La situación, a peor
La Asociación para la Asistencia de Prisioneros Políticos de Birmania (AAPPB) estima que en agosto de este año había 1.994 personas encarceladas por su activismo político en Myanmar. «Después de la Revolución Azafrán ha empeorado la situación, pero es difícil probarlo porque la prensa no tiene acceso a las cárceles en las que se hacinan», explica Mn Min, miembro del Comité de Asuntos Exteriores de la ONG y preso político durante cinco años.
Ahora, entre sus quehaceres se encuentra la concienciación de la comunidad internacional. Casi nada. Los periodistas extranjeros son su principal enlace con los políticos del mundo. Los recibe en el pequeño edificio que esconde la sede de la AAPPB, y en cuya planta baja se recrea una celda de confinamiento. Es un espacio de hormigón desnudo y roto por una ventana, en el que solo hay espacio para un orinal. Unos grilletes cuelgan de la pared, y en el suelo se ha extendido el uniforme que visten los presos. «Queremos que quienes nos visiten se acerquen a las sensaciones que provocan las condiciones en las que viven miles de inocentes», comenta Min.
Y vaya si lo consiguen. Cinco minutos encerrado en este minúsculo cuarto son más que suficientes para provocar una profunda angustia en el visitante. Fuera del cubículo aguarda un muestrario de los horrores que, sin duda, no ayuda a despojarse del mal sabor de boca.
En las paredes están pegadas fotografías de la brutal represión que el régimen birmano ha utilizado desde la 'Revolución 8888': cuerpos desmembrados, monjes humillados, mujeres violadas... En la pared opuesta aparecen los retratos de monjes y activistas muertos o desaparecidos tras la Revolución Azafrán, muestra de que en dos décadas no ha cambiado nada. «Utiliza tu libertad para promover la nuestra», pide en un vídeo que encoge aún más el estómago Aung San Suu Kyi, premio Nobel de la Paz en 1991y figura emblemática de la oposición birmana contra la junta militar. Pero lo que realmente hace falta, aseguran desde la AAPPB, es que se presione no a los militares birmanos, sino al régimen chino, más expuesto a la comunidad internacional y con fuerte capacidad de influencia en su vecino, así como a los miembros de la Asociación de Estados del Sudeste Asiático (ASEAN) de la que Myanmar forma parte. «China y la ASEAN están mucho más integradas en el mundo globalizado y, por ello, tienen más difícil escapar al mal nombre que da hacer negocios con dictadores bárbaros», analiza Min. «Las sanciones económicas no son efectivas porque los bienes pueden entrar por China», apostilla.

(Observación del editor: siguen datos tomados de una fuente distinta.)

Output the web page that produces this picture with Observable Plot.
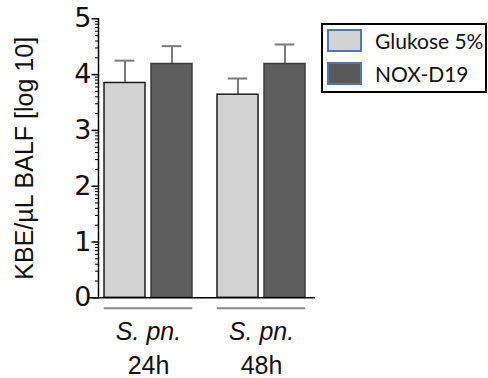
<!DOCTYPE html>
<html>
<head>
<meta charset="utf-8">
<script src="https://cdn.jsdelivr.net/npm/d3@7"></script>
<script src="https://cdn.jsdelivr.net/npm/@observablehq/plot@0.6"></script>
<style>
  html, body { margin: 0; padding: 0; background: #fff; }
  #wrap { position: relative; width: 488px; height: 378px; overflow: hidden; }
  #legend { position: absolute; left: 321px; top: 23px; width: 162px; height: 66px;
    border: 2px solid #000; background: #fff; font-family: Lato, "Open Sans", sans-serif; font-size: 21px; color: #111; }
  .item { position: absolute; left: 4px; height: 22px; display: flex; align-items: center; }
  .sw { width: 31px; height: 19px; border: 2px solid #5079a8; box-sizing: content-box; margin-right: 13px; }
</style>
</head>
<body>
<div id="wrap"></div>
<script>
// ---- data ----
const groups = ["24h", "48h"];
const species = "S. pn.";
const series = ["Glukose 5%", "NOX-D19"];
const glukoseMean = [3.85, 3.64];
const glukoseSem = [0.40, 0.29];
const noxMean = [4.19, 4.19];
const noxSem = [0.32, 0.35];
const majorTicks = [0, 1, 2, 3, 4, 5];
const yLabel = "KBE/µL BALF [log 10]";

// ---- styles ----
const seriesFill = ["#d3d3d3", "#5e5e5e"];
const seriesStroke = ["#1e1e1e", "#3c3c3c"];
const legendFill = ["#d3d3d3", "#595959"];

const rows = [];
groups.forEach((g, i) => {
  rows.push({group: g, series: series[0], mean: glukoseMean[i], sem: glukoseSem[i]});
  rows.push({group: g, series: series[1], mean: noxMean[i], sem: noxSem[i]});
});
rows.forEach(r => { r.upper = r.mean + r.sem; r.stroke = seriesStroke[series.indexOf(r.series)]; });

// log-style minor ticks between the integer ticks
const minorTicks = [];
for (let k = 0; k < 5; k++) for (let m = 2; m <= 9; m++) minorTicks.push(k + Math.log10(m));

const plot = Plot.plot({
  width: 488,
  height: 378,
  marginLeft: 97,
  marginRight: 176.6,
  marginTop: 18.3,
  marginBottom: 80.7,
  style: {fontFamily: "'Liberation Sans', Arial, sans-serif", color: "#000", background: "#fff"},
  fx: {domain: groups, paddingInner: 0.119, paddingOuter: 0, axis: null, label: null},
  x: {domain: series, paddingInner: 0.126, paddingOuter: 0.12, axis: null, label: null},
  y: {domain: [0, 5], label: null},
  color: {domain: series, range: seriesFill},
  marks: [
    // error bars
    Plot.ruleX(rows, {fx: "group", x: "series", y1: "mean", y2: "upper", stroke: "#7a7a7a", strokeWidth: 2}),
    Plot.tickY(rows, {fx: "group", x: "series", y: "upper", stroke: "#7a7a7a", strokeWidth: 2, insetLeft: 10.7, insetRight: 10.7}),
    // bars
    Plot.barY(rows, {fx: "group", x: "series", y: "mean", fill: "series", stroke: "stroke", strokeWidth: 1.5}),
    // baseline
    Plot.ruleY([0], {stroke: "#000", strokeWidth: 1.5, insetLeft: -9.6, insetRight: -4}),
    // group underline
    Plot.ruleY([0], {stroke: "#8a8a8a", strokeWidth: 2, dy: 10.4, insetLeft: 5.7, insetRight: 5.7}),
    // y axis line (first facet only)
    Plot.frame({anchor: "left", fx: () => groups[0], stroke: "#000", strokeWidth: 1.5}),
    // axis ticks
    Plot.axisY({ticks: minorTicks, tickSize: 3, text: null, label: null, stroke: "#000", strokeWidth: 1}),
    Plot.axisY({ticks: majorTicks, tickFormat: d3.format("d"), tickSize: 6.5, tickPadding: 0.5,
      fontSize: 27, fontFamily: "'DejaVu Sans', sans-serif", stroke: "#000", strokeWidth: 1.5, fill: "#111",
      label: null}),
    Plot.axisY({ticks: [], tickSize: 0, label: yLabel, labelAnchor: "center", labelArrow: "none",
      labelOffset: 83, fontSize: 25, fill: "#111"}),
    // group labels
    Plot.text(groups, {fx: d => d, text: () => species, frameAnchor: "bottom", lineAnchor: "bottom", dy: 42,
      fontSize: 25, fontStyle: "italic", fill: "#111"}),
    Plot.text(groups, {fx: d => d, text: d => d, frameAnchor: "bottom", lineAnchor: "bottom", dy: 75.7,
      fontSize: 25, fill: "#111"})
  ]
});

const wrap = document.getElementById("wrap");
wrap.appendChild(plot);

// legend
const legend = document.createElement("div");
legend.id = "legend";
series.forEach((s, i) => {
  const item = document.createElement("div");
  item.className = "item";
  item.style.top = (4 + i * 33.3) + "px";
  const sw = document.createElement("span");
  sw.className = "sw";
  sw.style.background = legendFill[i];
  const label = document.createElement("span");
  label.textContent = s;
  item.appendChild(sw);
  item.appendChild(label);
  legend.appendChild(item);
});
wrap.appendChild(legend);
</script>
</body>
</html>
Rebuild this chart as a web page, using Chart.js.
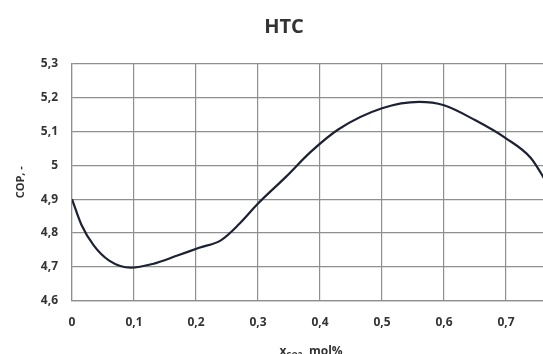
<!DOCTYPE html>
<html>
<head>
<meta charset="utf-8">
<script src="https://cdn.jsdelivr.net/npm/chart.js@4/dist/chart.umd.min.js"></script>
<style>
  html, body { margin: 0; padding: 0; background: #fff; overflow: hidden; }
  #wrap { width: 543px; height: 354px; overflow: hidden; }
</style>
</head>
<body>
<div id="wrap"><canvas id="copChart" width="576" height="366"></canvas></div>
<script>
// datos
const xValues = [0, 0.015, 0.035, 0.06, 0.095, 0.13, 0.17, 0.205, 0.24, 0.27, 0.30, 0.345, 0.385, 0.43, 0.50, 0.56, 0.60, 0.65, 0.70, 0.74, 0.76, 0.78];
const copValues = [4.90, 4.825, 4.763, 4.718, 4.697, 4.708, 4.733, 4.756, 4.778, 4.827, 4.887, 4.966, 5.040, 5.107, 5.169, 5.188, 5.178, 5.134, 5.080, 5.022, 4.966, 4.90];
const xTicks = [0, 0.1, 0.2, 0.3, 0.4, 0.5, 0.6, 0.7, 0.8];
const yTicks = [4.6, 4.7, 4.8, 4.9, 5.0, 5.1, 5.2, 5.3];

const fmt = v => String(Number(v.toFixed(1))).replace('.', ',');
const gridColor = '#8f8f8f';
const textColor = '#333333';

// titulo del eje x con subindice
const xTitlePlugin = {
    id: 'xTitle',
    afterDraw(chart) {
        const ctx = chart.ctx;
        const area = chart.chartArea;
        const y = 352;
        const main = 'bold 12px "Open Sans"';
        const sub = 'bold 8px "Open Sans"';
        ctx.save();
        ctx.fillStyle = textColor;
        ctx.textBaseline = 'middle';
        ctx.font = main;
        const wx = ctx.measureText('x').width;
        const wRest = ctx.measureText(', mol%').width;
        ctx.font = sub;
        const wSub = ctx.measureText('CO2').width;
        let x = (area.left + area.right) / 2 - 9 - (wx + wSub + wRest) / 2;
        ctx.font = main;
        ctx.fillText('x', x, y);
        x += wx;
        ctx.font = sub;
        ctx.fillText('CO2', x, y + 4);
        x += wSub;
        ctx.font = main;
        ctx.fillText(', mol%', x, y);
        ctx.restore();
    }
};

const ctx = document.getElementById('copChart').getContext('2d');
new Chart(ctx, {
    type: 'scatter',
    data: {
        datasets: [{
            data: xValues.map((x, i) => ({ x: x, y: copValues[i] })),
            showLine: true,
            borderColor: '#1c2133',
            borderWidth: 2.2,
            pointRadius: 0,
            cubicInterpolationMode: 'monotone',
            fill: false
        }]
    },
    options: {
        responsive: false,
        animation: false,
        layout: { padding: { left: 0, right: 8, top: 0, bottom: 0 } },
        plugins: {
            legend: { display: false },
            tooltip: { enabled: false },
            title: {
                display: true,
                text: 'HTC',
                color: textColor,
                font: { family: 'Open Sans', size: 20, weight: 'bold' },
                padding: { top: 15, bottom: 25 }
            }
        },
        scales: {
            x: {
                type: 'linear',
                min: 0,
                max: 0.8,
                afterBuildTicks: s => { s.ticks = xTicks.map(v => ({ value: v })); },
                afterFit: s => { s.height = 65.5; s.paddingRight = 0; s.paddingLeft = 0; },
                grid: { color: gridColor, lineWidth: 1.2, drawTicks: false },
                border: { color: gridColor, width: 1.2 },
                ticks: {
                    padding: 15,
                    color: textColor,
                    font: { family: 'Open Sans', size: 12, weight: 'bold' },
                    // la etiqueta 0,8 queda fuera de la imagen recortada
                    callback: v => (v >= 0.8 ? '' : fmt(v))
                }
            },
            y: {
                min: 4.6,
                max: 5.3,
                afterBuildTicks: s => { s.ticks = yTicks.map(v => ({ value: v })); },
                afterFit: s => { s.width = 72; },
                grid: { color: gridColor, lineWidth: 1.2, drawTicks: false },
                border: { color: gridColor, width: 1.2 },
                ticks: {
                    padding: 14,
                    color: textColor,
                    font: { family: 'Open Sans', size: 12, weight: 'bold' },
                    callback: v => fmt(v)
                },
                title: {
                    display: true,
                    text: 'COP, -',
                    color: textColor,
                    font: { family: 'Open Sans', size: 11, weight: 'bold' },
                    padding: { top: 14, bottom: 0 }
                }
            }
        }
    },
    plugins: [xTitlePlugin]
});
</script>
</body>
</html>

No todos en Mae Sot apuestan por la diplomacia para acabar con la dictadura. Hay quienes defienden el enfrentamiento bélico para conseguir sus fines. Muchos, como Mya Dohwah, pertenecen a la minoría étnica karen, que busca un estado propio desligado de la Unión de Myanmar. Este joven de 26 años pertenece a una de las muchas organizaciones que operan dentro de la red de la Unión Nacional Karen (KNU), un grupo guerrillero que combate a las tropas gubernamentales en la selva cercana a Mae La, el mayor campo de refugiados.
Dohwah recibe a este periodista en la cabaña de bambú y madera que sirve de sede para la Red Estudiantil Karen (KSNG). En el interior no se esconden las intenciones de esta asociación, y retratos de los líderes rebeldes del KNU presiden la sala principal junto a la bandera roja, blanca y azul del estado karen. «Promulgamos que cada etnia disfrute de los mismos derechos que el resto, y que haya libertad. En algunas zonas del país incluso se prohíbe dar clase en idioma karen, una minucia si se tiene en cuenta que estamos perseguidos constantemente. En una ocasión, una familia tuvo que escapar del ataque de los soldados, y dejaron atrás a un bebé de tres meses. Después de que dispararan contra la vivienda, encontraron que habían tenido suerte y el niño solo había perdido una pierna». Historias de Myanmar, hoy.